The cat went to London and this is what she saw.
After 3-ish days in London and visiting some of the ‘bigger’ book stores (4 Waterstones and 2 Foyles*), it is obvious that what YA is concerned, the ‘world’ will think there are only 4 or so worthwhile books and/or authors (in the “adult” book world it was all about Robert ‘J.K. Rowling’ Gallbraith’s second book, The Silkworm):
- John Green (The Fault in Our Stars had its own stand in most of the stores, but also his other books get a prominent spot)
- Rainbow Rowell (Fangirl, Fangirl and Fangirl, and some Eleanor & Park which even had its own “very special edition”)
- David Levithan (who has his own underground billboards, people! Yay! See photos below.), whose books for some reason have all gotten a ‘John Green Cover Makeover’ What is that all about? Also, Waterstones Picadilly was selling tickets for a David Levithan event in August.

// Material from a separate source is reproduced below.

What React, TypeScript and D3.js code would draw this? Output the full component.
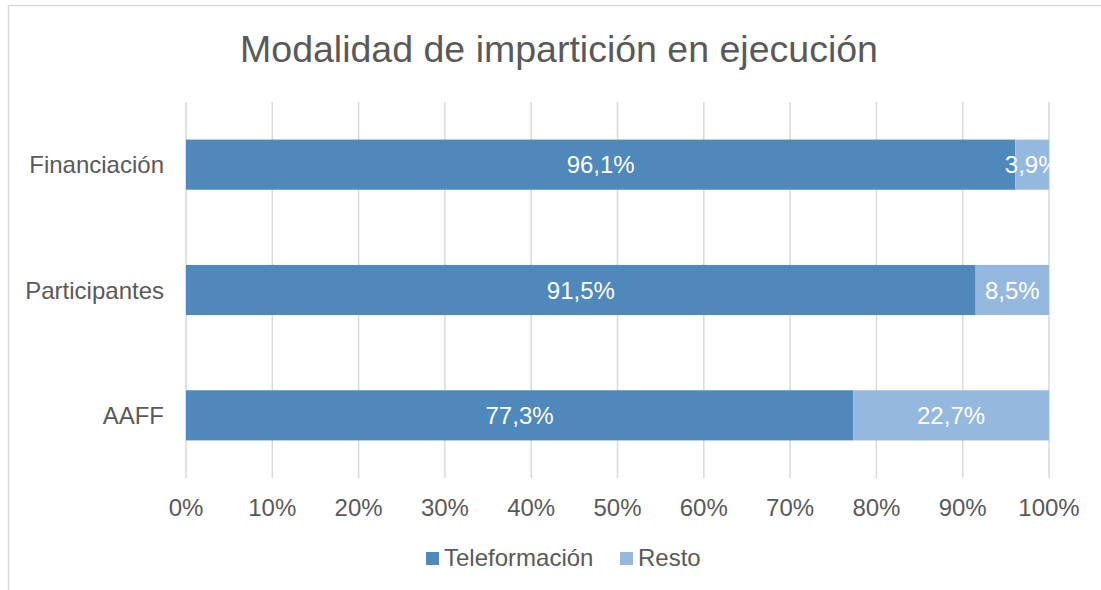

- Veronica Roth‘s Divergent series, which also has its very own special boxed edition, which included the ‘Four’ vignette-story-thingie.
- We were liars by E. Lockhart
- and there’ s a thing there about a series called Geek Girl by Holly Smale.
All that is great for these authors of course, but… the other authors don’t get the attention they deserve, *at all *. Books by so-called lesser known authors, like A.S. King, that I know were still sold a few months back, were just not available now.
Which is why I shamelessly plugged some of these ‘smaller names’ that *were* in the stores, like putting Andrew Smith ‘s Winger next to a stack of Michael Grant ‘s books (see picture below), or making sure a book like The truth about Alice by Jennifer Mathieu was now suddenly next to We Were Liars (which I picked up about 5 times but just put back time and again, btw, it starts with a map and a family tree. I don’t like maps in books.), getting Trish Doller‘ s Where the Stars Still Shine some ‘facetime’ (see picture below), and always, always putting Grasshopper Jungle in plain sight!
But all that doesn’t mean that London doesn’t like books. London does like books, even though ‘they’ may not be very adventurous in their preferences (which of course, is not unlike any other place). They like to keep things fairly traditional, I guess. But yes, London likes to honor its traditions and nowhere was that more clear than in the Books about Town benches, which is really a great initiative and something every major city should do once in a while. Here are a few photos capturing some of that.
And yes, then there was also this little thingie that happened: lunch with Andrew Smith! What was that you said? LUNCH WITH ANDREW SMITH!*
*Who signed all of my books. So honored he took the time to talk to little old me. What a great and interesting person he is! And he got some fantastic news about Grasshopper Jungle while he was in London: Edgar Wright is to direct the movie!
In other news:
Books I bought while in London:
- I want my hat back and This is not my hat (by Jon Klassen): both so incredibly witty! Perfect picture books!
- Lost and found (by Oliver Jeffers): such a sweet picture book about friendship, again I can see why Jeffers’ books are favorites to so many kids and parents alike.
- The journey home by Frann Preston-Gannon who won the Sendak Fellowship and worked on this book while with Maurice Sendak. This one is a picture book with a clear message about our planet and what we do/have done to it.
- Brock by Anthony McGowan, the book he wrote for Barrington Stoke and which is ‘a dyslexia friendly’ book. Knowing McGowan’s wit, I really look forward to reading this one.
- Why we broke up by Daniel Handler.
- The boy in the smoke, which is Maureen Johnson’s book for World Book Day 2014 – and it’s a story that fits in the Shades of London series.
- The absolutely true diary of a part-time Indian (by Sherman Alexie), which I didn’t own yet.
- She is not invisible (by Marcus Sedgwick): I am really curious about this one. Midwinterblood obviously won the Printz last year, but I felt it really wasn’t Sedgwick’s strongest book, nor did I think it was ‘the most literary YA book’ of the year or even ‘the best’ book of the year, so I don’t really know what to expect from this one.
Books I read while in London:
- Mexican WhiteBoy by Matt de la Peña: de la Peña is quickly becoming one of my favorite writers. This is such a perfect coming-of-age, caught-between-culture story. Excellent stuff.
- Better Nate than Ever by Tim Federle: this is how to do showtime Broadway musical fun. I’m usually quite frustrated with books with that very topic, but not this time: I loved every second of this book. So funny! Can’t wait to see what’s next for Nate in Five, Six, Seven, Nate!